# Collected data
◆ ◆ ◆ ◆

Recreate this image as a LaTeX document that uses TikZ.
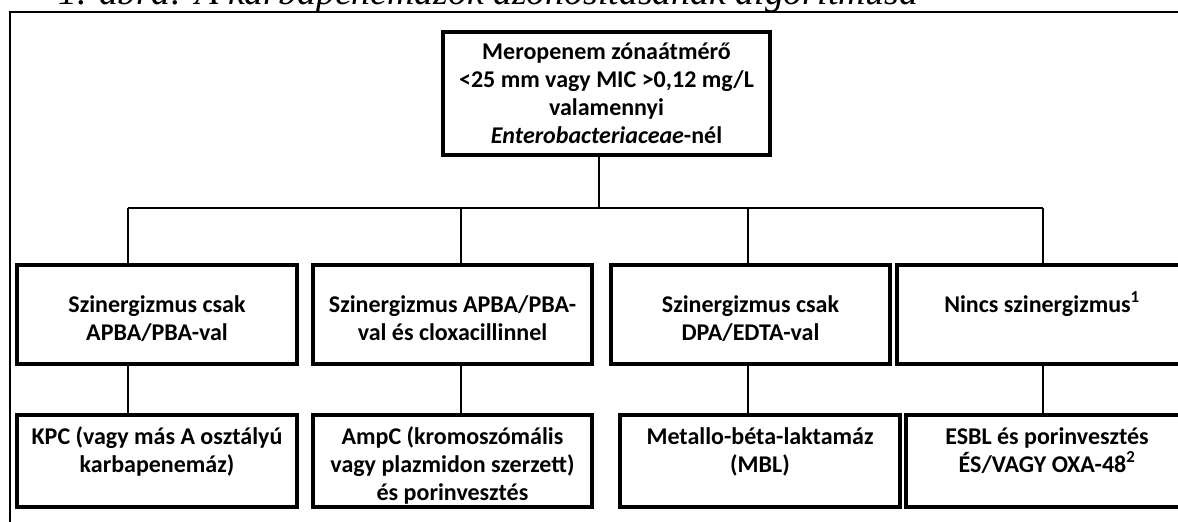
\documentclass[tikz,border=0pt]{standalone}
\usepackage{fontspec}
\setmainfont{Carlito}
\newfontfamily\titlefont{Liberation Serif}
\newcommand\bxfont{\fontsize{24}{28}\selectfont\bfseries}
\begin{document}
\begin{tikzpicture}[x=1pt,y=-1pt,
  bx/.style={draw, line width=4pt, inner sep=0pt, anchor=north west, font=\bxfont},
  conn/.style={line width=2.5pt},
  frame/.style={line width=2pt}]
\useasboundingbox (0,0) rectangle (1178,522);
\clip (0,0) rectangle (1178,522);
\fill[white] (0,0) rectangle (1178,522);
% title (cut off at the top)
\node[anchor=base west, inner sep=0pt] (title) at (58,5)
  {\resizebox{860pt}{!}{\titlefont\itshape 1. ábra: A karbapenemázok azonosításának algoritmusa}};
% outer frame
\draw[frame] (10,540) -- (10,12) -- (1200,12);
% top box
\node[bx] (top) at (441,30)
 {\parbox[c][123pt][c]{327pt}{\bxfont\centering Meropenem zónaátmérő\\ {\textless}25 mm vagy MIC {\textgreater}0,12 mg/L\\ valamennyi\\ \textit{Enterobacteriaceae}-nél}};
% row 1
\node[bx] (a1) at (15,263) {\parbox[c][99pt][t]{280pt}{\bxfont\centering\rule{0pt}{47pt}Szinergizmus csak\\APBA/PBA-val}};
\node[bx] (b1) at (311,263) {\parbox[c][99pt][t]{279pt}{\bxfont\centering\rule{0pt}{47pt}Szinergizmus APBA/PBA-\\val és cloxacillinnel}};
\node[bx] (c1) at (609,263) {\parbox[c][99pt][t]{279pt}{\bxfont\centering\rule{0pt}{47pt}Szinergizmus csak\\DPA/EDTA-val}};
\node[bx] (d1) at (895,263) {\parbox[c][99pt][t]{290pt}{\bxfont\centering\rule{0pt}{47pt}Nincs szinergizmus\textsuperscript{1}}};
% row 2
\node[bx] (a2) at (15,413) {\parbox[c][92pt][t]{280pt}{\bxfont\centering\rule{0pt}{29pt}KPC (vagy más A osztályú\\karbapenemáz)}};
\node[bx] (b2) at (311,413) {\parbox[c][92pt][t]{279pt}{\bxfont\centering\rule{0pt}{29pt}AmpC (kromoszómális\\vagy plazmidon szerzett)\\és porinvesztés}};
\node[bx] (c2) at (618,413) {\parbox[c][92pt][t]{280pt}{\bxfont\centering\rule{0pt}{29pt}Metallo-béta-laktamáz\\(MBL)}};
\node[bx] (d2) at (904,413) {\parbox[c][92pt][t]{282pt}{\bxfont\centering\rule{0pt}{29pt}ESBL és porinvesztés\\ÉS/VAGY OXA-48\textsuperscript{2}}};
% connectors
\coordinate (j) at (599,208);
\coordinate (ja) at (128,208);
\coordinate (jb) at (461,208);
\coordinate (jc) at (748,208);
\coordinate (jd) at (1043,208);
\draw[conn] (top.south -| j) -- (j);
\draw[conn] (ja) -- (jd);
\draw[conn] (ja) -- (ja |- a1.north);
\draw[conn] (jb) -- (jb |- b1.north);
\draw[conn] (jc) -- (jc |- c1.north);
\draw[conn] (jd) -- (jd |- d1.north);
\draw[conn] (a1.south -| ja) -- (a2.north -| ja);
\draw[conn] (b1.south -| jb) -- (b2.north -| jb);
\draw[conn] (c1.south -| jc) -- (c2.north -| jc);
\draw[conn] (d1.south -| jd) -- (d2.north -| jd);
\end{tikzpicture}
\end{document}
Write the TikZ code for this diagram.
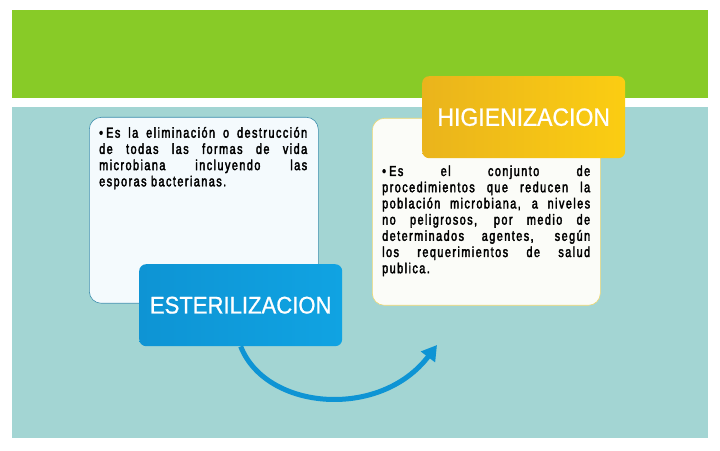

◆ ◆ ◆ ◆

# WHAT YOU NEED TO DO
Using the material above, return every line exactly as it appears, minus the pictures.

# FULL ANSWER
Recreate this image as a LaTeX document that uses TikZ.
\documentclass[tikz,border=0pt]{standalone}
\usepackage{fontspec}
\setmainfont{Carlito}
\newfontfamily\titlefont{Liberation Serif}
\newcommand\bxfont{\fontsize{24}{28}\selectfont\bfseries}
\begin{document}
\begin{tikzpicture}[x=1pt,y=-1pt,
  bx/.style={draw, line width=4pt, inner sep=0pt, anchor=north west, font=\bxfont},
  conn/.style={line width=2.5pt},
  frame/.style={line width=2pt}]
\useasboundingbox (0,0) rectangle (1178,522);
\clip (0,0) rectangle (1178,522);
\fill[white] (0,0) rectangle (1178,522);
% title (cut off at the top)
\node[anchor=base west, inner sep=0pt] (title) at (58,5)
  {\resizebox{860pt}{!}{\titlefont\itshape 1. ábra: A karbapenemázok azonosításának algoritmusa}};
% outer frame
\draw[frame] (10,540) -- (10,12) -- (1200,12);
% top box
\node[bx] (top) at (441,30)
 {\parbox[c][123pt][c]{327pt}{\bxfont\centering Meropenem zónaátmérő\\ {\textless}25 mm vagy MIC {\textgreater}0,12 mg/L\\ valamennyi\\ \textit{Enterobacteriaceae}-nél}};
% row 1
\node[bx] (a1) at (15,263) {\parbox[c][99pt][t]{280pt}{\bxfont\centering\rule{0pt}{47pt}Szinergizmus csak\\APBA/PBA-val}};
\node[bx] (b1) at (311,263) {\parbox[c][99pt][t]{279pt}{\bxfont\centering\rule{0pt}{47pt}Szinergizmus APBA/PBA-\\val és cloxacillinnel}};
\node[bx] (c1) at (609,263) {\parbox[c][99pt][t]{279pt}{\bxfont\centering\rule{0pt}{47pt}Szinergizmus csak\\DPA/EDTA-val}};
\node[bx] (d1) at (895,263) {\parbox[c][99pt][t]{290pt}{\bxfont\centering\rule{0pt}{47pt}Nincs szinergizmus\textsuperscript{1}}};
% row 2
\node[bx] (a2) at (15,413) {\parbox[c][92pt][t]{280pt}{\bxfont\centering\rule{0pt}{29pt}KPC (vagy más A osztályú\\karbapenemáz)}};
\node[bx] (b2) at (311,413) {\parbox[c][92pt][t]{279pt}{\bxfont\centering\rule{0pt}{29pt}AmpC (kromoszómális\\vagy plazmidon szerzett)\\és porinvesztés}};
\node[bx] (c2) at (618,413) {\parbox[c][92pt][t]{280pt}{\bxfont\centering\rule{0pt}{29pt}Metallo-béta-laktamáz\\(MBL)}};
\node[bx] (d2) at (904,413) {\parbox[c][92pt][t]{282pt}{\bxfont\centering\rule{0pt}{29pt}ESBL és porinvesztés\\ÉS/VAGY OXA-48\textsuperscript{2}}};
% connectors
\coordinate (j) at (599,208);
\coordinate (ja) at (128,208);
\coordinate (jb) at (461,208);
\coordinate (jc) at (748,208);
\coordinate (jd) at (1043,208);
\draw[conn] (top.south -| j) -- (j);
\draw[conn] (ja) -- (jd);
\draw[conn] (ja) -- (ja |- a1.north);
\draw[conn] (jb) -- (jb |- b1.north);
\draw[conn] (jc) -- (jc |- c1.north);
\draw[conn] (jd) -- (jd |- d1.north);
\draw[conn] (a1.south -| ja) -- (a2.north -| ja);
\draw[conn] (b1.south -| jb) -- (b2.north -| jb);
\draw[conn] (c1.south -| jc) -- (c2.north -| jc);
\draw[conn] (d1.south -| jd) -- (d2.north -| jd);
\end{tikzpicture}
\end{document}
Write the TikZ code for this diagram.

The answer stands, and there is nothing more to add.